Inflation Update: What It Means for British Columbians and the Real Estate Market

Canada’s latest inflation numbers are in — and while May didn’t bring another shock, concerns remain. The Consumer Price Index (CPI) rose 1.7% year-over-year, matching April’s pace. While that’s a far cry from the 2022 highs, it’s still keeping the Bank of Canada on edge — and BC homeowners, buyers, and investors should take note.

A Cooling Trend — But With a Catch

May’s inflation data shows progress — especially in core inflation, which strips out volatile items like food and energy. All four core measures eased in May, with CPI excluding energy up 2.7%, down from 2.9% in April. This cooling trend was driven by:

  • Lower rent price increases
  • Declines in travel tour and air transportation prices
  • Continued year-over-year drops in gasoline prices

The headline CPI rose 0.6% month-over-month, or 0.2% when seasonally adjusted, reinforcing that inflationary momentum has lost steam.

Rent and Shelter Costs: A BC-Specific Look

While Ontario led the national cooldown in rent growth — 3.0% in May vs. 5.4% in April — this doesn’t mean BC renters are off the hook.

In British Columbia, demand for rentals remains intense, especially in Vancouver, Burnaby, Coquitlam, and surrounding regions. Though nationally rent inflation slowed to 4.5% year-over-year, local markets like Greater Vancouver have seen less relief due to ongoing population growth, low vacancy rates, and limited housing supply.

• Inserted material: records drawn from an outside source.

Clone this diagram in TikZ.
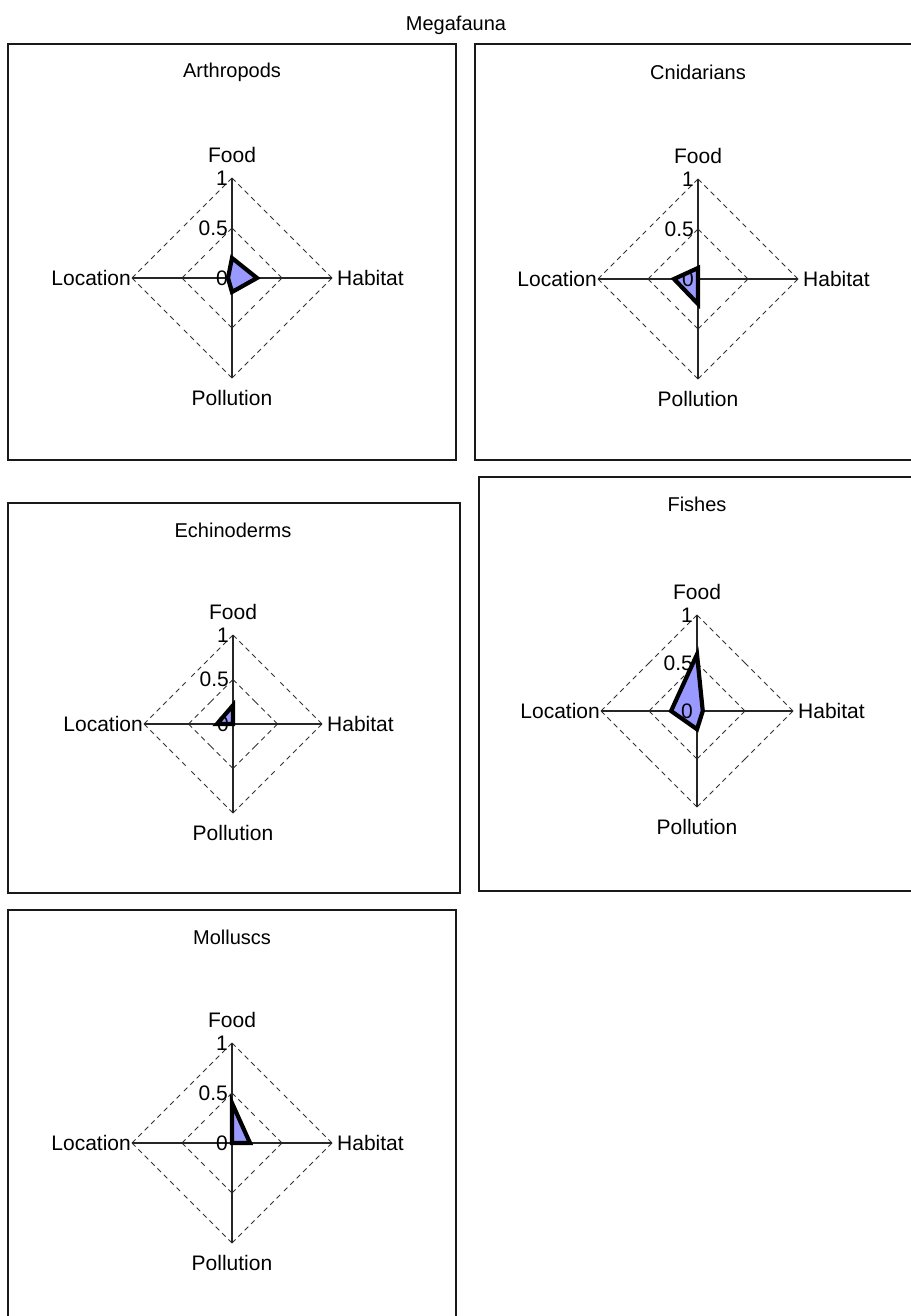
\documentclass[tikz,border=0pt]{standalone}
\usepackage{fontspec}
\setmainfont{Liberation Sans}
\usetikzlibrary{calc}
\definecolor{polyfill}{HTML}{9999FF}
\tikzset{
  framebox/.style={draw=black!90, line width=2pt, fill=white},
  axisline/.style={line width=1.2pt, draw=black!85},
  gridline/.style={dash pattern=on 5pt off 4pt, line width=0.8pt, draw=black!80},
  polyline/.style={draw=black, line width=4.2pt, line join=miter, fill=polyfill},
  axislabel/.style={font=\fontsize{21}{25}\selectfont, inner sep=0pt},
  ticklabel/.style={font=\fontsize{21}{25}\selectfont, inner sep=0pt, anchor=east},
  titlelabel/.style={font=\fontsize{20}{24}\selectfont, inner sep=0pt},
}
% #1 name, #2 cx, #3 cy, #4 r, #5 Food, #6 Habitat, #7 Pollution, #8 Location, #9 title
\newcommand\radarchart[9]{%
  \coordinate (#1-c) at (#2,#3);
  \coordinate (#1-t) at (#2,#3-#4);
  \coordinate (#1-b) at (#2,#3+#4);
  \coordinate (#1-l) at (#2-#4,#3);
  \coordinate (#1-r) at (#2+#4,#3);
  \begin{scope}[shift={(#1-c)}]
    \foreach \lv in {0.5,1}{
      \foreach \an in {0,90,180,270}{
        \draw[gridline] (\an:\lv*#4) -- (\an+45:0.7071*\lv*#4);
        \draw[gridline] (\an:\lv*#4) -- (\an-45:0.7071*\lv*#4);
      }
    }
  \end{scope}
  \draw[axisline] (#1-t) -- (#1-b);
  \draw[axisline] (#1-l) -- (#1-r);
  \coordinate (#1-pf) at (#2,#3-#5*#4);
  \coordinate (#1-ph) at (#2+#6*#4,#3);
  \coordinate (#1-pp) at (#2,#3+#7*#4);
  \coordinate (#1-pl) at (#2-#8*#4,#3);
  \draw[polyline] (#1-pf) -- (#1-ph) -- (#1-pp) -- (#1-pl) -- cycle;
  \node[ticklabel] (#1-one) at (#2-4,#3-#4) {1};
  \node[ticklabel] (#1-half) at (#2-4,#3-0.5*#4) {0.5};
  \node[ticklabel] (#1-zero) at (#2-4,#3) {0};
  \node[axislabel] (#1-food) at (#2,#3-#4-23) {Food};
  \node[axislabel] (#1-poll) at (#2,#3+#4+20) {Pollution};
  \node[axislabel, anchor=east] (#1-loc) at (#2-#4-1,#3) {Location};
  \node[axislabel, anchor=west] (#1-hab) at (#2+#4+5,#3) {Habitat};
}
\begin{document}
\begin{tikzpicture}[x=1pt,y=-1pt]
  \useasboundingbox (0,0) rectangle (910,1316);
  \node[titlelabel] (mega) at (456,25) {Megafauna};
  \draw[framebox] (8,44) rectangle (456,460);
  \draw[framebox] (475,44) rectangle (920,460);
  \draw[framebox] (8,503) rectangle (460,893);
  \draw[framebox] (479,477) rectangle (920,891);
  \draw[framebox] (8,910) rectangle (456,1330);
  \node[titlelabel] (arth-title) at (232,72) {Arthropods};
  \node[titlelabel] (cnid-title) at (698,72) {Cnidarians};
  \node[titlelabel] (echi-title) at (233,530) {Echinoderms};
  \node[titlelabel] (fish-title) at (697,504) {Fishes};
  \node[titlelabel] (moll-title) at (232,937) {Molluscs};
  \radarchart{arth}{232}{278}{100}{0.2}{0.25}{0.14}{0.04}{Arthropods}
  \radarchart{cnid}{698}{279}{100}{0.11}{0.0}{0.25}{0.24}{Cnidarians}
  \radarchart{echi}{233}{724}{89}{0.21}{0.0}{0.0}{0.18}{Echinoderms}
  \radarchart{fish}{697}{711}{96}{0.59}{0.06}{0.19}{0.27}{Fishes}
  \radarchart{moll}{232}{1143}{100}{0.4}{0.18}{0.0}{0.0}{Molluscs}
\end{tikzpicture}
\end{document}
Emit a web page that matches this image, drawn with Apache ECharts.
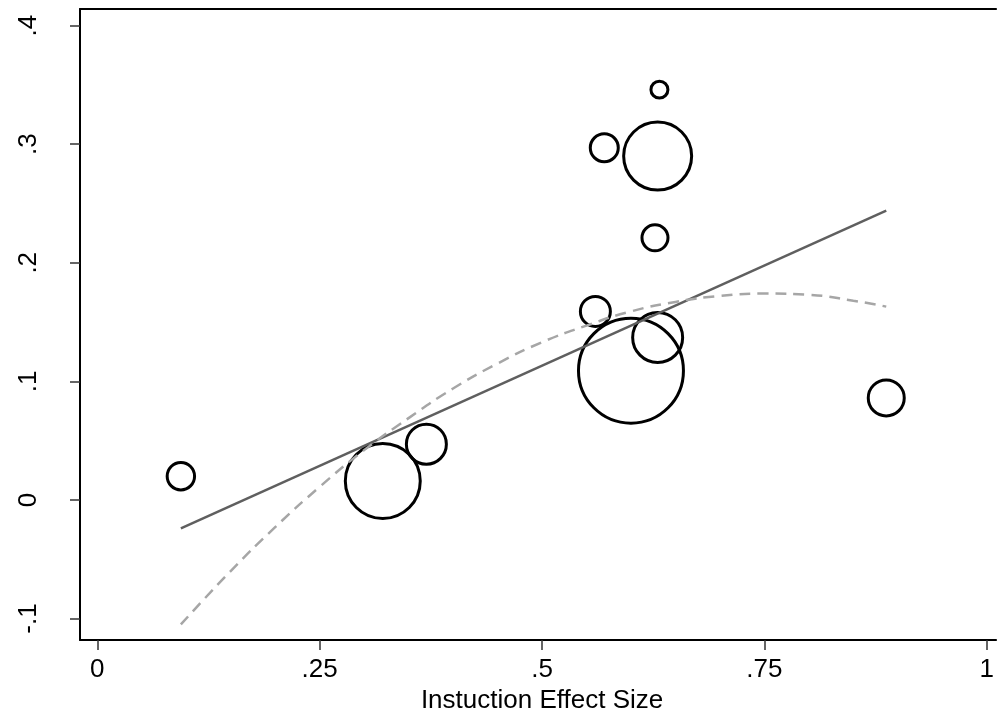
<!DOCTYPE html>
<html>
<head>
<meta charset="utf-8">
<script src="https://cdn.jsdelivr.net/npm/echarts@6/dist/echarts.min.js"></script>
<style>
  html, body { margin: 0; padding: 0; background: #fff; }
  #chart { width: 997px; height: 719px; }
</style>
</head>
<body>
<div id="chart"></div>
<script>
// study points: effect size, outcome, weight (bubble area)
const effectSize = [0.094, 0.321, 0.370, 0.560, 0.570, 0.632, 0.630, 0.627, 0.630, 0.600, 0.887];
const outcome    = [0.020, 0.016, 0.047, 0.159, 0.297, 0.346, 0.290, 0.221, 0.137, 0.109, 0.086];
const weight     = [2.16, 14.8, 4.41, 2.56, 2.25, 0.90, 12.25, 1.96, 6.76, 28.6, 3.61];

// linear fit (end points)
const linFitX = [0.094, 0.887];
const linFitY = [-0.024, 0.244];

// quadratic fit
const quadFitX = [0.094, 0.15, 0.2, 0.25, 0.3, 0.35, 0.4, 0.45, 0.5, 0.55, 0.6, 0.65, 0.7, 0.75, 0.8, 0.85, 0.887];
const quadFitY = [-0.105, -0.060, -0.023, 0.011, 0.042, 0.069, 0.094, 0.115, 0.133, 0.147, 0.159, 0.167, 0.172, 0.174, 0.173, 0.168, 0.163];

const xTicks = [0, 0.25, 0.5, 0.75, 1];
const xTickLabels = ['0', '.25', '.5', '.75', '1'];
const yTicks = [-0.1, 0, 0.1, 0.2, 0.3, 0.4];
const yTickLabels = ['-.1', '0', '.1', '.2', '.3', '.4'];

const FONT = 'Liberation Sans, Arial, Helvetica, sans-serif';

function tickText(ticks, labels) {
    return function (v) {
        for (let i = 0; i < ticks.length; i++) {
            if (Math.abs(ticks[i] - v) < 1e-6) return labels[i];
        }
        return '';
    };
}

const X_MIN = -0.0194, X_MAX = 1.0105;

const chart = echarts.init(document.getElementById('chart'));
const option = {
    animation: false,
    backgroundColor: '#fff',
    grid: {
        left: 80,
        top: 9,
        right: 0,
        bottom: 74
    },
    xAxis: [
        {
            type: 'value',
            min: X_MIN,
            max: X_MAX,
            name: 'Instuction Effect Size',
            nameLocation: 'middle',
            nameGap: 43,
            nameTextStyle: { color: '#000', fontSize: 26, fontFamily: FONT, padding: [0, 0, 0, 8] },
            splitLine: { show: false },
            axisLine: { show: true, onZero: false, lineStyle: { color: '#000', width: 2 } },
            axisTick: {
                show: true,
                length: 10,
                customValues: xTicks,
                lineStyle: { color: '#333', width: 1.5 }
            },
            axisLabel: {
                customValues: xTicks,
                formatter: tickText(xTicks, xTickLabels),
                color: '#000',
                fontSize: 26,
                fontFamily: FONT,
                margin: 17
            }
        },
        {
            // top frame line only
            type: 'value',
            position: 'top',
            min: X_MIN,
            max: X_MAX,
            splitLine: { show: false },
            axisLine: { show: true, onZero: false, lineStyle: { color: '#000', width: 2 } },
            axisTick: { show: false },
            axisLabel: { show: false }
        }
    ],
    yAxis: {
        type: 'value',
        min: -0.1182,
        max: 0.4140,
        splitLine: { show: false },
        axisLine: { show: true, onZero: false, lineStyle: { color: '#000', width: 2 } },
        axisTick: {
            show: true,
            length: 10,
            customValues: yTicks,
            lineStyle: { color: '#333', width: 1.5 }
        },
        axisLabel: {
            customValues: yTicks,
            formatter: tickText(yTicks, yTickLabels),
            rotate: 90,
            color: '#000',
            fontSize: 26,
            fontFamily: FONT,
            margin: 38
        }
    },
    series: [
        {
            type: 'scatter',
            data: effectSize.map((x, i) => [x, outcome[i], weight[i]]),
            symbol: 'circle',
            symbolSize: d => 20 * Math.sqrt(d[2]) - 2,
            itemStyle: { color: 'rgba(0,0,0,0)', borderColor: '#000', borderWidth: 3, opacity: 1 },
            z: 2
        },
        {
            type: 'line',
            data: linFitX.map((x, i) => [x, linFitY[i]]),
            showSymbol: false,
            lineStyle: { color: '#5f5f5f', width: 2.5 },
            z: 3
        },
        {
            type: 'line',
            data: quadFitX.map((x, i) => [x, quadFitY[i]]),
            showSymbol: false,
            smooth: true,
            lineStyle: { color: '#a6a6a6', width: 2.5, type: [11, 7] },
            z: 3
        }
    ]
};
chart.setOption(option);
window.addEventListener('resize', chart.resize);
</script>
</body>
</html>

The shelter component of CPI, which includes rent and mortgage interest, grew 3.0% year-over-year in May, slower than April’s 3.4%. Mortgage interest costs decelerated for the 21st consecutive month, rising 6.2% in May — yet this remains a major contributor to household expenses in BC, where home prices and borrowing costs remain high.

Gas and Travel: Relief at the Pumps, But For How Long?

BC residents saw some modest relief in energy prices. Gasoline prices dropped 15.5% year-over-year in May, following an 18.1% decline in April. These drops were largely due to the removal of the federal consumer carbon levy.

But it’s not all good news — gas prices rose 1.9% month-over-month in May, driven by higher refining costs and the seasonal switch to summer blends. This volatility reminds us that fuel prices in BC — often among the highest in Canada — remain vulnerable to both policy and global supply shifts.

New Car Prices and Electric Vehicles on the Rise

New passenger vehicle prices rose 4.9% year-over-year in May, a faster pace than April. The culprits? Higher costs for some electric vehicles (EVs) and a shift in consumer demand. BC has one of the highest EV adoption rates in Canada, so these price increases will be felt more acutely here.

What This Means for Interest Rates

May’s inflation report was a relief after April’s unsettling spike. With inflation easing and the labour market remaining soft, the Bank of Canada (BoC) is gaining room to maneuver. Sluggish retail sales and moderate domestic demand support the case for further rate cuts later in 2025.

The Bank has already acknowledged potential biases in its CPI-trimmed and CPI-median measures, hinting that inflation may be overstated. This could pave the way for two more rate cuts before year-end, barring any geopolitical or trade-related shocks.

Bottom Line for BC Buyers and Sellers

British Columbians — especially homeowners, investors, and those looking to upsize — should keep a close eye on these inflation trends. Slower inflation gives the BoC confidence to lower rates, which would support borrowing costs, mortgage affordability, and market activity in places like Burke Mountain, Heritage Mountain, and Westwood Plateau.

That said, real estate markets in BC remain tight, with strong demand and limited inventory in many areas. If you’re considering making a move this year, timing matters more than ever — and understanding macroeconomic trends can help you stay ahead of the curve.